Venice: Corina Schwingruber Ilic Prepares ‘Dina,’ Screens ‘All Inclusive’ (EXCLUSIVE)
By John Hopewell
LOS ANGELES (Variety.com) – Multi-prized Swiss director Corina Schwingruber Ilic, whose “All Inclusive” world premieres in Venice’s Horizons Short Film Competition on Thursday, is advancing towards post-production on her first feature “Dida,” co-directed with Nikola Ilic, her husband.
Shot over five years, and now editing, “Dida” turns on Nikola Ilic’s mother, who has learning disabilities, and has lived all her life in the family apartment in Belgrade, cared for by Ilic’s grandmother.
But the grandmother has now died. So that responsibility falls to Nikola Ilic. But, at the age of 29, he moved from Serbia to Switzerland to live and work with Corina Schwingruber.
“Dida” is produced by Franziska Sonder, Karin Koch for Zurich-based Dschoint Ventschr Filmproduktion, whose credits include Cannes Critics’ Week hit “Chris the Swiss.”
“It’s a big topic,” said Schwingruber Ilic, taking in “immigration and globalization”: How much do you give up your own life to take care of your parents, and how do you do this when you now live in another country?”

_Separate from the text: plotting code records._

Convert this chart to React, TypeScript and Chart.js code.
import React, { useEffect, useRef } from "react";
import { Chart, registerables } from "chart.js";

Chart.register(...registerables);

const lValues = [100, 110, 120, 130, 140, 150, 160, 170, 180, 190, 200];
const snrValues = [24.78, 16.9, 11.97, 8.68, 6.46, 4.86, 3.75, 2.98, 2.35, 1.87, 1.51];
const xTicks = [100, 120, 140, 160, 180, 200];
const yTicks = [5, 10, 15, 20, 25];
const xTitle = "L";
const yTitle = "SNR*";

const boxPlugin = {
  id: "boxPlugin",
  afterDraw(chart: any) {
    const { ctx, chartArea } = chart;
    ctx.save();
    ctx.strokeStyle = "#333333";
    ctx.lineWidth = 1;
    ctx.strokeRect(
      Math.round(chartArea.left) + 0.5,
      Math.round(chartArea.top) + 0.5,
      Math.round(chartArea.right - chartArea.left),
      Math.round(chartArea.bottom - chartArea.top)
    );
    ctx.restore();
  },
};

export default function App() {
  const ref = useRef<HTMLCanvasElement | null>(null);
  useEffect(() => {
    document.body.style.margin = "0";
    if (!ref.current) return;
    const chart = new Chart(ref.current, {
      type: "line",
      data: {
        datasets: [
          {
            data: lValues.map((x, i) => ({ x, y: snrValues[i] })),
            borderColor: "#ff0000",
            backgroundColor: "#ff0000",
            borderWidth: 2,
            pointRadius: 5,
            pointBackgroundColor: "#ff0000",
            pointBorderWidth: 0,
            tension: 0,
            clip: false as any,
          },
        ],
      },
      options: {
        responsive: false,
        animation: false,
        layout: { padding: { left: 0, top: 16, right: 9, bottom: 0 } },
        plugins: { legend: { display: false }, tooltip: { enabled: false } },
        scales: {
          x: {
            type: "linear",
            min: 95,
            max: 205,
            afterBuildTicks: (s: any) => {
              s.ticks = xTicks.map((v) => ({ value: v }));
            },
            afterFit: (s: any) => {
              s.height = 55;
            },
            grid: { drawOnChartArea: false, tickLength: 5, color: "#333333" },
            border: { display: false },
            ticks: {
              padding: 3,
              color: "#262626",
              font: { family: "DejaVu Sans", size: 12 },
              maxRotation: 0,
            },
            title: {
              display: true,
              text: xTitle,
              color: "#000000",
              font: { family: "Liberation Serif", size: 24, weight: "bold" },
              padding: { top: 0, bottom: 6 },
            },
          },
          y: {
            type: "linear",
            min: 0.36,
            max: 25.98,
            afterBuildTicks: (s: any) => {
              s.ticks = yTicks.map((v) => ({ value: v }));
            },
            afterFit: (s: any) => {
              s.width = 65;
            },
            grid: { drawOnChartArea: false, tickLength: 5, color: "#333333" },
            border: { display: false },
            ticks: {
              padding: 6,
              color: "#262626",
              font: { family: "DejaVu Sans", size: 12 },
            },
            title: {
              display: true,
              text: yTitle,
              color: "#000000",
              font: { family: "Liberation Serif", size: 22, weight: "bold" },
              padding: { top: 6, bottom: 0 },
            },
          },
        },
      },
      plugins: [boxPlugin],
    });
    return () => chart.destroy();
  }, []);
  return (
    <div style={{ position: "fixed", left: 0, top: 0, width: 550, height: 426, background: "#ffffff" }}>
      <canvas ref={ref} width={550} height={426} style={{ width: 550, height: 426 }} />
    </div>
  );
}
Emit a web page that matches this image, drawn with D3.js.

Schwingruber Ilic, however, is used to tackling large issues, framed in brief films which never outstay their welcome, mix the bathetic but often curious, deadpan humor, and occasionally spectacular shots which speak of far larger themes.
Multiplying images of reflection, in “All Inclusive,” Schwingruber Ilic and Nikola Ilic, who here serves as cinematographer, highlights scenes on a cruiser suggesting the commoditization of holiday pleasure and the massification of cruise life and entertainment: a disco dance work-out class, beginners level; sunbathers packing out the deck; mass dinners; a real on-board disco, everybody grooving to the same choreographed dance-steps.
It’s only in rare moments of silence, at night, that individual passions are seen: a man jogs in the gym, a teen couple hold hands on deck, with nobody else around. Then the film’s jaunty electronic music pipes up once more.
For Schwingruber Ilic, “‘All Inclusive’ is a criticism of our society,” the cruise symbolizing “our consumer society and entertainment society at large.”
She’s been here before. Another Schwingruber Ilic short, 2015’s “Just Another Day in Egypt,” directed by Nikola Ilic and Schwingruber Ilic, zeroes in on vignettes of daily life in Cairo’s backstreets – a baker making bread, a group of young men chilling in chairs, a taxi driver navigating a traffic-clogged Cairo; the bloom of white satellite dishes on Cairo’s roofs, looking like white flower petals, incrusted in a red brick skyline. “Just Another Day” asks implicitly: What’s left after the Egyptian Revolution in 2011? The answer: Not much, and a people scared to talk about politics in public. Probed about former Chief of Army Abdel Fattah al-Sisi winning the fourth general elections since 2011, one man declines to comment. Only an old interviewee talks on record, but moralizing about avoiding “sinful” money.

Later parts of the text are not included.